*STATED PROBLEM*
Find the string "chart" in the records. Copy every line it appears in.

*RECORDS SUPPLIED*
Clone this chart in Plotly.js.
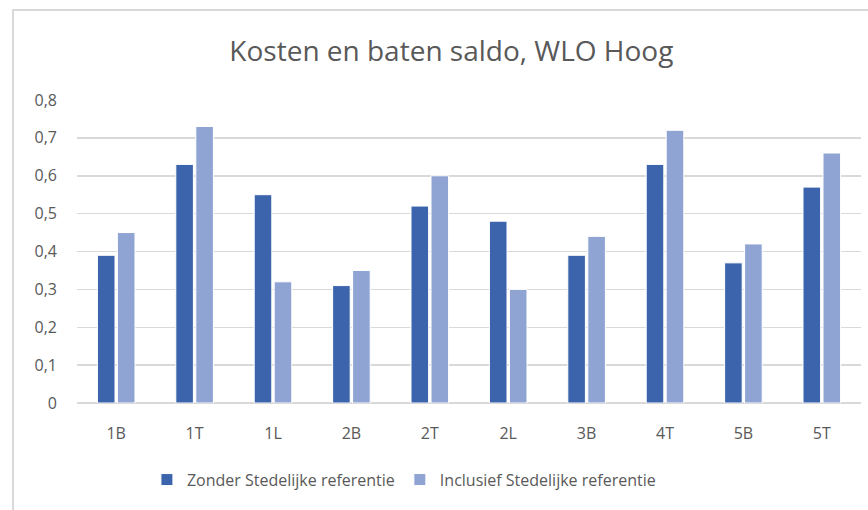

* * *

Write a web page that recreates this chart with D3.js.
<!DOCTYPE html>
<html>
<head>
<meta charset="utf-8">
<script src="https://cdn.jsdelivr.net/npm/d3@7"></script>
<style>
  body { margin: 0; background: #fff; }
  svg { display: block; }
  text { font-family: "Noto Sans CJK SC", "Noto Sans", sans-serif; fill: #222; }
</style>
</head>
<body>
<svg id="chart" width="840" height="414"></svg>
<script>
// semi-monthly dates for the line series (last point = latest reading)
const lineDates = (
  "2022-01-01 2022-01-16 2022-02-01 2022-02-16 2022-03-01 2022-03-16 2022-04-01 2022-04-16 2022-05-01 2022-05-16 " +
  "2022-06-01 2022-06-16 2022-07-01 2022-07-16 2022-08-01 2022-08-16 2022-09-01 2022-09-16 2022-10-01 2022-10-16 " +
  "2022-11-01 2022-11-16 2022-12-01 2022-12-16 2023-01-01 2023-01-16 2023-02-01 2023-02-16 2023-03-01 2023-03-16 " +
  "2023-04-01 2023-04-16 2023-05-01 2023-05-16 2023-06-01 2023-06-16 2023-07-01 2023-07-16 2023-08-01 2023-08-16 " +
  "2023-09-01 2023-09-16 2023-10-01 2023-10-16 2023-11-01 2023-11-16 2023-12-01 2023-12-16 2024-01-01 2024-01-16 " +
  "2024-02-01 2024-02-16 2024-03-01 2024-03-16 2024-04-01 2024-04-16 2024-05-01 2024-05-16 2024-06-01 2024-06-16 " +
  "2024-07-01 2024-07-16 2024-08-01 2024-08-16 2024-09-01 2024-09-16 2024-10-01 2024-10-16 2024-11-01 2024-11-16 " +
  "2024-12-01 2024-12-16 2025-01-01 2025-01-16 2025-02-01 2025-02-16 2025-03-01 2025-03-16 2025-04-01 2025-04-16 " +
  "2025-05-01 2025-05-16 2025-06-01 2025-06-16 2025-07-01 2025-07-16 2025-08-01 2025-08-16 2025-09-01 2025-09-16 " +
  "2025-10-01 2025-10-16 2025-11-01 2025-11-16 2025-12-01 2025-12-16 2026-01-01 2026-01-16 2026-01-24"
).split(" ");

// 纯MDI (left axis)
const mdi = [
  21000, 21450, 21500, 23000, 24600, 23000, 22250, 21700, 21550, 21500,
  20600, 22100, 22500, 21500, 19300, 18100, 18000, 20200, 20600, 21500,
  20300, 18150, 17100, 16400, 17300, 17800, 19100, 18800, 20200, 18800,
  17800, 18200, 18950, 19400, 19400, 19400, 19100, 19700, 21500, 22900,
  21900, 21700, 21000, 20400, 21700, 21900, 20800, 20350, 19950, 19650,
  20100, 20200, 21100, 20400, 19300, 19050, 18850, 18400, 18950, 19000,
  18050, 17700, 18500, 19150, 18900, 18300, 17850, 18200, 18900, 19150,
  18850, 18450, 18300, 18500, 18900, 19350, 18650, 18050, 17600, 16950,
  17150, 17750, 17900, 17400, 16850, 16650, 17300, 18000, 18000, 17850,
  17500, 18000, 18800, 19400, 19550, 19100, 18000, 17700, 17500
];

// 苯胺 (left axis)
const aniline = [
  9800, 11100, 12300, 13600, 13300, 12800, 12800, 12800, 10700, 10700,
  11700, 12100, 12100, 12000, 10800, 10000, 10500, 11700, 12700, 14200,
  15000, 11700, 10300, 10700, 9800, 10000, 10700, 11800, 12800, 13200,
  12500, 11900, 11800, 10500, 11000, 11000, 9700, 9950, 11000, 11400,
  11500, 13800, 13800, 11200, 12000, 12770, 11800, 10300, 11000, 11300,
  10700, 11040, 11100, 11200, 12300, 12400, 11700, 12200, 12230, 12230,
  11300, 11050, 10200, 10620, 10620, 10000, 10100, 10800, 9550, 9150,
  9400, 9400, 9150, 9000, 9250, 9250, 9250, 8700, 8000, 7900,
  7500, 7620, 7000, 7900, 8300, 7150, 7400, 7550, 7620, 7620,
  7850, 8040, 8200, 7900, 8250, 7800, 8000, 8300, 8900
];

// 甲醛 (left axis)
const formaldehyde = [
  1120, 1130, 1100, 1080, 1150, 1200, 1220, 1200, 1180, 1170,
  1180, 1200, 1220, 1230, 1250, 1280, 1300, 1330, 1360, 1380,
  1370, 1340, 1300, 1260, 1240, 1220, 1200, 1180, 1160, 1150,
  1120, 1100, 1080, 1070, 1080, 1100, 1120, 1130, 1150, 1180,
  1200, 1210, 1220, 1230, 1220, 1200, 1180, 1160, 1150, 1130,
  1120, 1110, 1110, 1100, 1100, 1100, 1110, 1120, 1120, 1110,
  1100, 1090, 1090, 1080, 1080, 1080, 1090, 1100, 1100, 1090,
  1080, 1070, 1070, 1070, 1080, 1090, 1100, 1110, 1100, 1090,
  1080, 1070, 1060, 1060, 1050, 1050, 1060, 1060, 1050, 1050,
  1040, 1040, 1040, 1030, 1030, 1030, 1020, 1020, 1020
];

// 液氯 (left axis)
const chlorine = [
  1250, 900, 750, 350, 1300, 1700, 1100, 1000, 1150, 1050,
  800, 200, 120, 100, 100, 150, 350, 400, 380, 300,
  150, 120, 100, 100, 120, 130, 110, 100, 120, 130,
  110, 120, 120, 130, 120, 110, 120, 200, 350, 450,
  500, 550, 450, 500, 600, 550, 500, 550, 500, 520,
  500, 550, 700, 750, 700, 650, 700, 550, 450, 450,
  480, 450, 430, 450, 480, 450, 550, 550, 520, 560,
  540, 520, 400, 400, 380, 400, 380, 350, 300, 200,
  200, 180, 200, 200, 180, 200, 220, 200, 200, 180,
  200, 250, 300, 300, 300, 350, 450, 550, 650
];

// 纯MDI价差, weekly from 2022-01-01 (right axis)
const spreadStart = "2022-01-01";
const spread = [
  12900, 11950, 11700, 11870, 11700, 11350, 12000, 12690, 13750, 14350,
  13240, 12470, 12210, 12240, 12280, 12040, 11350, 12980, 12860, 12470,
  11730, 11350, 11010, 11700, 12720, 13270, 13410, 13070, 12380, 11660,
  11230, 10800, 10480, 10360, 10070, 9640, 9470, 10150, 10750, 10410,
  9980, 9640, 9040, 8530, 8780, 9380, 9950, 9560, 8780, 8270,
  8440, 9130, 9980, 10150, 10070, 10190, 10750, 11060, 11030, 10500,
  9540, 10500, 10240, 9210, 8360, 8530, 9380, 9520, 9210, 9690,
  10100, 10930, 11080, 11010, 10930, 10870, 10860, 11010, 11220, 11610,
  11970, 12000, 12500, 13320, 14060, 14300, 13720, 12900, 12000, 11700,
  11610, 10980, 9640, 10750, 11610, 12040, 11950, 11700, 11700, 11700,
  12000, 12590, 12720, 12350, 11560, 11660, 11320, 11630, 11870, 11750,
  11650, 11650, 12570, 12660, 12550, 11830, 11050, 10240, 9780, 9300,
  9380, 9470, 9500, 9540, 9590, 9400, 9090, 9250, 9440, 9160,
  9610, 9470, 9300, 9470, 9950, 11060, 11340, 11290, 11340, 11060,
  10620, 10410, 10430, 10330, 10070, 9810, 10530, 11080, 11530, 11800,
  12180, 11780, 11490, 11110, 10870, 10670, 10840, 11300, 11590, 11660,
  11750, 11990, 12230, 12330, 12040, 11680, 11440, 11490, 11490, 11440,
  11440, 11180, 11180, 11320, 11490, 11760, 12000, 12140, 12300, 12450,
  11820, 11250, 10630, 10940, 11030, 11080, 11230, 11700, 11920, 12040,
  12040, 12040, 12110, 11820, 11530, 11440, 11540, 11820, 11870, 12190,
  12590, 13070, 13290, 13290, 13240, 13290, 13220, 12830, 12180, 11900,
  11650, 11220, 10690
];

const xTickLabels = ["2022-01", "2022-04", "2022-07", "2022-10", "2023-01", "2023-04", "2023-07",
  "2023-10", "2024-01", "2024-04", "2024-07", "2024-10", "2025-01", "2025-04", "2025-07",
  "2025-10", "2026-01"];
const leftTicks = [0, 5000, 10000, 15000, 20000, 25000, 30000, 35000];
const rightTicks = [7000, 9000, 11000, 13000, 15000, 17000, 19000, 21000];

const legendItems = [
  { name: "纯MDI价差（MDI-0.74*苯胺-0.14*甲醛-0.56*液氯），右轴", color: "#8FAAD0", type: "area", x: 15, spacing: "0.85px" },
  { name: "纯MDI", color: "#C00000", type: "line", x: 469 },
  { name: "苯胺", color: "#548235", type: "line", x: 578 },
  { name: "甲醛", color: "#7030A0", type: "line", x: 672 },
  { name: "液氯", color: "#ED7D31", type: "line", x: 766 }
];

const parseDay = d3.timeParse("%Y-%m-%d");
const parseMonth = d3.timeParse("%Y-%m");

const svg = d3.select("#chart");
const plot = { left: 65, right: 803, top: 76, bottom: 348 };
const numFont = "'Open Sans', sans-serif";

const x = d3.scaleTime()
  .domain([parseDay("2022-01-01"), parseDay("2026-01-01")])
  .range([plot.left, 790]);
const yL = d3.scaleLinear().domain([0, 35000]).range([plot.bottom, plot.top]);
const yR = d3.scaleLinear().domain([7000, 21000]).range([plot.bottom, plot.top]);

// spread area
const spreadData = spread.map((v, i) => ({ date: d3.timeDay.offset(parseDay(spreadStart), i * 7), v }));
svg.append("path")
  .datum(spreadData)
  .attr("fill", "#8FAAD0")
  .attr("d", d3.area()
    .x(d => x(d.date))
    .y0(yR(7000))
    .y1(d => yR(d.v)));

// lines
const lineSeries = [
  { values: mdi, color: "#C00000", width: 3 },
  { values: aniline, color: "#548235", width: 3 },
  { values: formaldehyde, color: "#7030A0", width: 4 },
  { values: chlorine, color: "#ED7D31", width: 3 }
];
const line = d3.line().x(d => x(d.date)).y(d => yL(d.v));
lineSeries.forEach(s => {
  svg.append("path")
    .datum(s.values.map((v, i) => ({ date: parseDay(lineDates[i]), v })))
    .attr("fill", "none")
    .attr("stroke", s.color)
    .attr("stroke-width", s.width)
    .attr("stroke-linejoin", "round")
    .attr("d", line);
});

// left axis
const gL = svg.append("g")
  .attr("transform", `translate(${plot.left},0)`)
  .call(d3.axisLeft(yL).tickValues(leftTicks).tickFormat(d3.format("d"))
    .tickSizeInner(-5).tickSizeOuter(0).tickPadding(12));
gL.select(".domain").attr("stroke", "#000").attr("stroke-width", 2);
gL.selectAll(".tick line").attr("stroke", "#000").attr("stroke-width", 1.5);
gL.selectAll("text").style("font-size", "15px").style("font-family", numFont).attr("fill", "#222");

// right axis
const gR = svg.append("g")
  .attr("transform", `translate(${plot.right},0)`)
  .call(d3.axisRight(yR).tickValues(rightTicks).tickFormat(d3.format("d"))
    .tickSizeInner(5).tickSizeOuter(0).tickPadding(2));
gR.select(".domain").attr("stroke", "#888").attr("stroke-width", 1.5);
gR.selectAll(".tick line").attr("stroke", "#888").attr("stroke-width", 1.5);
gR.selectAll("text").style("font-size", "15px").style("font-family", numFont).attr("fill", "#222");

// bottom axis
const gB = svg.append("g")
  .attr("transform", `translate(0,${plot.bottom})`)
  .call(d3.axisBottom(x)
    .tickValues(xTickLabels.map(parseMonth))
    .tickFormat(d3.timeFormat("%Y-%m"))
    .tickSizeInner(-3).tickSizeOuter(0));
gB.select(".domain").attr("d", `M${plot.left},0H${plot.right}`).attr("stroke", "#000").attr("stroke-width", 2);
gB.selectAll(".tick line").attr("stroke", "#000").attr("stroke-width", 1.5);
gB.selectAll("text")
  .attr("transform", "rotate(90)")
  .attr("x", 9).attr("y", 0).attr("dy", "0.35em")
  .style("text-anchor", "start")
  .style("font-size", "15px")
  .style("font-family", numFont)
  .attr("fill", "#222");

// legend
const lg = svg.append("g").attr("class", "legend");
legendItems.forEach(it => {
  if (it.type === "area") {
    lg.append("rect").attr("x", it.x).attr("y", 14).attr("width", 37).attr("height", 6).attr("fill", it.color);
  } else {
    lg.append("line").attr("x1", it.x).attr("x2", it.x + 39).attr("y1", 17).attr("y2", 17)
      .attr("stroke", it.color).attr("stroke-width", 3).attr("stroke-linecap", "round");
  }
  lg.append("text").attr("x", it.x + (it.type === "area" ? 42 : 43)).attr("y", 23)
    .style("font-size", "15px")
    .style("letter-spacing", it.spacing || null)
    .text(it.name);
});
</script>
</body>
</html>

*ANSWER TO THIS EXERCISE*
Clone this chart in Plotly.js.
Write a web page that recreates this chart with D3.js.
<svg id="chart" width="840" height="414"></svg>
const svg = d3.select("#chart");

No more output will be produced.